Worthington’s Elementary School Portrait includes three competencies, with simplified descriptors for each:

  • Thinker
  • Leader
  • Friend

In addition to using simplified language, Worthington wanted its Elementary Portrait to be usable and also connected to its other Portraits.

“Emilie (Greenwald) talked about how the middle school has really brought their Learner Profile to life. We want the same thing at the elementary level,” said Messenheimer. “That’s our work moving forward—bringing it to life from a poster that hangs on the wall to helping kids understand what actions align with each one of these competencies.”

As students progress through the Worthington school system, it’s important that the Portraits connect from elementary to middle to high. 

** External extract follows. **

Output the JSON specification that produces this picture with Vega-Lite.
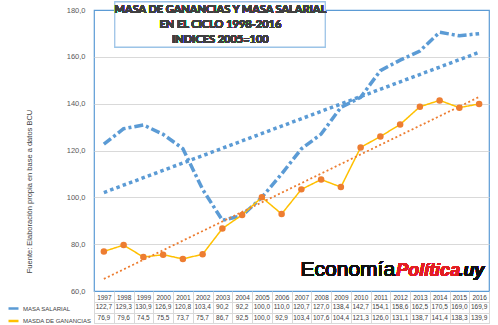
{
  "$schema": "https://vega.github.io/schema/vega-lite/v6.json",
  "padding": {"left": 6, "top": 0, "right": 7, "bottom": 0},
  "background": "white",
  "bounds": "flush",
  "config": {
    "locale": {"number": {"decimal": ",", "thousands": ".", "grouping": [3], "currency": ["", ""]}},
    "font": "Liberation Sans"
  },
  "datasets": {
    "d": [
      {"year": 1997, "series": "MASA SALARIAL", "value": 122.7},
      {"year": 1998, "series": "MASA SALARIAL", "value": 129.3},
      {"year": 1999, "series": "MASA SALARIAL", "value": 130.9},
      {"year": 2000, "series": "MASA SALARIAL", "value": 126.9},
      {"year": 2001, "series": "MASA SALARIAL", "value": 120.8},
      {"year": 2002, "series": "MASA SALARIAL", "value": 103.4},
      {"year": 2003, "series": "MASA SALARIAL", "value": 90.2},
      {"year": 2004, "series": "MASA SALARIAL", "value": 92.2},
      {"year": 2005, "series": "MASA SALARIAL", "value": 100.0},
      {"year": 2006, "series": "MASA SALARIAL", "value": 110.0},
      {"year": 2007, "series": "MASA SALARIAL", "value": 120.7},
      {"year": 2008, "series": "MASA SALARIAL", "value": 127.0},
      {"year": 2009, "series": "MASA SALARIAL", "value": 138.4},
      {"year": 2010, "series": "MASA SALARIAL", "value": 142.7},
      {"year": 2011, "series": "MASA SALARIAL", "value": 154.1},
      {"year": 2012, "series": "MASA SALARIAL", "value": 158.6},
      {"year": 2013, "series": "MASA SALARIAL", "value": 162.5},
      {"year": 2014, "series": "MASA SALARIAL", "value": 170.5},
      {"year": 2015, "series": "MASA SALARIAL", "value": 169.0},
      {"year": 2016, "series": "MASA SALARIAL", "value": 169.9},
      {"year": 1997, "series": "MASDA DE GANANCIAS", "value": 76.9},
      {"year": 1998, "series": "MASDA DE GANANCIAS", "value": 79.6},
      {"year": 1999, "series": "MASDA DE GANANCIAS", "value": 74.5},
      {"year": 2000, "series": "MASDA DE GANANCIAS", "value": 75.5},
      {"year": 2001, "series": "MASDA DE GANANCIAS", "value": 73.7},
      {"year": 2002, "series": "MASDA DE GANANCIAS", "value": 75.7},
      {"year": 2003, "series": "MASDA DE GANANCIAS", "value": 86.7},
      {"year": 2004, "series": "MASDA DE GANANCIAS", "value": 92.5},
      {"year": 2005, "series": "MASDA DE GANANCIAS", "value": 100.0},
      {"year": 2006, "series": "MASDA DE GANANCIAS", "value": 92.9},
      {"year": 2007, "series": "MASDA DE GANANCIAS", "value": 103.4},
      {"year": 2008, "series": "MASDA DE GANANCIAS", "value": 107.6},
      {"year": 2009, "series": "MASDA DE GANANCIAS", "value": 104.4},
      {"year": 2010, "series": "MASDA DE GANANCIAS", "value": 121.3},
      {"year": 2011, "series": "MASDA DE GANANCIAS", "value": 126.0},
      {"year": 2012, "series": "MASDA DE GANANCIAS", "value": 131.1},
      {"year": 2013, "series": "MASDA DE GANANCIAS", "value": 138.7},
      {"year": 2014, "series": "MASDA DE GANANCIAS", "value": 141.4},
      {"year": 2015, "series": "MASDA DE GANANCIAS", "value": 138.3},
      {"year": 2016, "series": "MASDA DE GANANCIAS", "value": 139.9}
    ]
  },
  "data": {"name": "d"},
  "spacing": 11,
  "resolve": {"legend": {"color": "independent"}},
  "vconcat": [
    {
      "width": 395,
      "height": 281,
      "view": {"stroke": "#5B9BD5", "strokeWidth": 1.2},
      "encoding": {
        "x": {"field": "year", "type": "ordinal", "scale": {"type": "point", "padding": 0.5}, "axis": null},
        "y": {
          "field": "value", "type": "quantitative",
          "scale": {"domain": [60, 180], "nice": false, "zero": false},
          "axis": {
            "values": [60, 80, 100, 120, 140, 160, 180],
            "format": ".1f",
            "grid": true,
            "gridColor": "#D9D9D9",
            "gridOpacity": {"condition": {"test": "datum.value >= 180 || datum.value <= 60", "value": 0}, "value": 1},
            "domain": false,
            "ticks": false,
            "labelPadding": 9,
            "labelFontSize": 7.5,
            "labelColor": "#595959",
            "title": "Fuente: Elaboración propia en base a datos BCU",
            "titleFontSize": 7.5,
            "titleFontWeight": "normal",
            "titleColor": "#404040",
            "titleY": 181,
            "titlePadding": 33
          }
        }
      },
      "layer": [
        {
          "mark": {"type": "line"},
          "encoding": {
            "color": {
              "field": "series", "type": "nominal",
              "scale": {"domain": ["MASA SALARIAL", "MASDA DE GANANCIAS"], "range": ["#5B9BD5", "#FFC000"]},
              "legend": null
            },
            "strokeDash": {
              "field": "series", "type": "nominal",
              "scale": {"domain": ["MASA SALARIAL", "MASDA DE GANANCIAS"], "range": [[9, 3, 3, 3], [1, 0]]},
              "legend": null
            },
            "strokeWidth": {
              "field": "series", "type": "nominal",
              "scale": {"domain": ["MASA SALARIAL", "MASDA DE GANANCIAS"], "range": [3.5, 1.5]},
              "legend": null
            }
          }
        },
        {
          "transform": [{"filter": "datum.series === 'MASDA DE GANANCIAS'"}],
          "mark": {"type": "point", "shape": "circle", "filled": true, "color": "#ED7D31", "size": 42, "opacity": 1}
        },
        {
          "transform": [{"filter": "datum.series === 'MASA SALARIAL'"}, {"regression": "value", "on": "year"}],
          "mark": {"type": "line", "color": "#5B9BD5", "strokeWidth": 3.5, "strokeDash": [3.5, 3.2]}
        },
        {
          "transform": [{"filter": "datum.series === 'MASDA DE GANANCIAS'"}, {"regression": "value", "on": "year"}],
          "mark": {"type": "line", "color": "#ED7D31", "strokeWidth": 1.8, "strokeDash": [2, 2.5]}
        },
        {
          "mark": {"type": "text", "text": "Economía", "align": "right", "baseline": "alphabetic", "font": "Liberation Sans", "fontSize": 21, "fontWeight": 300, "color": "#111111", "dx": -5},
          "encoding": {"x": {"datum": 2012, "type": "ordinal"}, "y": {"datum": 66.4}}
        },
        {
          "mark": {"type": "text", "text": "Política", "align": "left", "baseline": "alphabetic", "font": "Liberation Sans", "fontSize": 18, "fontWeight": "bold", "fontStyle": "italic", "color": "#E31E24", "dx": -4},
          "encoding": {"x": {"datum": 2012, "type": "ordinal"}, "y": {"datum": 66.4}}
        },
        {
          "mark": {"type": "text", "text": ".uy", "align": "left", "baseline": "alphabetic", "font": "Liberation Sans", "fontSize": 18, "fontWeight": "bold", "fontStyle": "italic", "color": "#111111", "dx": -1},
          "encoding": {"x": {"datum": 2015, "type": "ordinal"}, "y": {"datum": 66.4}}
        },
        {
          "mark": {"type": "rect", "fill": "white", "stroke": "#9DC3E6", "strokeWidth": 1, "xOffset": 11, "x2Offset": 4},
          "encoding": {"x": {"datum": 1997, "type": "ordinal"}, "x2": {"datum": 2008}, "y": {"datum": 183.4}, "y2": {"datum": 164.2}}
        },
        {
          "mark": {
            "type": "text",
            "text": ["MASA DE GANANCIAS Y MASA SALARIAL", "EN EL CICLO 1998-2016", "INDICES 2005=100"],
            "align": "center", "baseline": "top", "lineHeight": 14.8,
            "font": "Lato", "fontSize": 11, "fontWeight": "bold", "color": "#404040", "dx": -2
          },
          "encoding": {"x": {"datum": 2003, "type": "ordinal"}, "y": {"datum": 182.4}}
        }
      ]
    },
    {
      "width": 395,
      "height": 21,
      "view": {"stroke": "#D9D9D9"},
      "encoding": {
        "x": {
          "field": "year", "type": "ordinal",
          "scale": {"type": "band", "paddingInner": 0, "paddingOuter": 0},
          "axis": {
            "orient": "top", "title": null, "labelAngle": 0,
            "labelFontSize": 6.5, "labelColor": "#404040",
            "ticks": true, "tickSize": 11, "tickBand": "extent", "tickColor": "#D9D9D9",
            "domain": true, "domainColor": "#D9D9D9",
            "labelPadding": -9, "labelBaseline": "bottom",
            "grid": true, "gridColor": "#D9D9D9"
          }
        },
        "y": {
          "field": "series", "type": "nominal",
          "scale": {"paddingInner": 0, "paddingOuter": 0},
          "axis": {"title": null, "labels": false, "ticks": false, "domain": false, "grid": true, "tickBand": "extent", "gridColor": "#D9D9D9"}
        }
      },
      "layer": [
        {
          "mark": {"type": "line", "opacity": 0},
          "encoding": {
            "color": {
              "field": "series", "type": "nominal",
              "legend": {
                "orient": "left", "title": null, "symbolType": "stroke", "symbolStrokeWidth": 2.5,
                "symbolSize": 100, "labelFontSize": 6, "labelColor": "#404040", "labelOffset": 3,
                "rowPadding": 0.5, "padding": 0, "offset": 2
              }
            }
          }
        },
        {
          "mark": {"type": "text", "fontSize": 6.5, "color": "#404040"},
          "encoding": {"text": {"field": "value", "type": "quantitative", "format": ".1f"}}
        }
      ]
    }
  ]
}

“We wanted it to be connected, so as kids age out of elementary school, we wanted it to connect to middle school and then ultimately to the high school Portrait as well. You see a lot of the same language and themes run through all three of these profiles,” added Messenheimer.

Documenting the Process

Worthington showcased its Portrait design journey, producing recap videos after each community session. Each video featured the voices of different participants including students, parents, teachers, staff, and community members.

Worthington also produced this video to launch its Portrait during the State of the Schools event in March.

Putting the Portrait into Practice

Now that Worthington has launched its Portrait, the work begins to implement it into practice in classrooms throughout the district.

“As a school board member, what excites me about this Portrait of a Learner is that I know we already have the teachers, staff, and administrators who have the heart, passion, and expertise to help our students continue to develop and grow these competencies,” said Board of Education President Nikki Hudson.

“We should be really proud as a community that we are intentionally ensuring that our students are positioned to do good in this world wherever they may land.”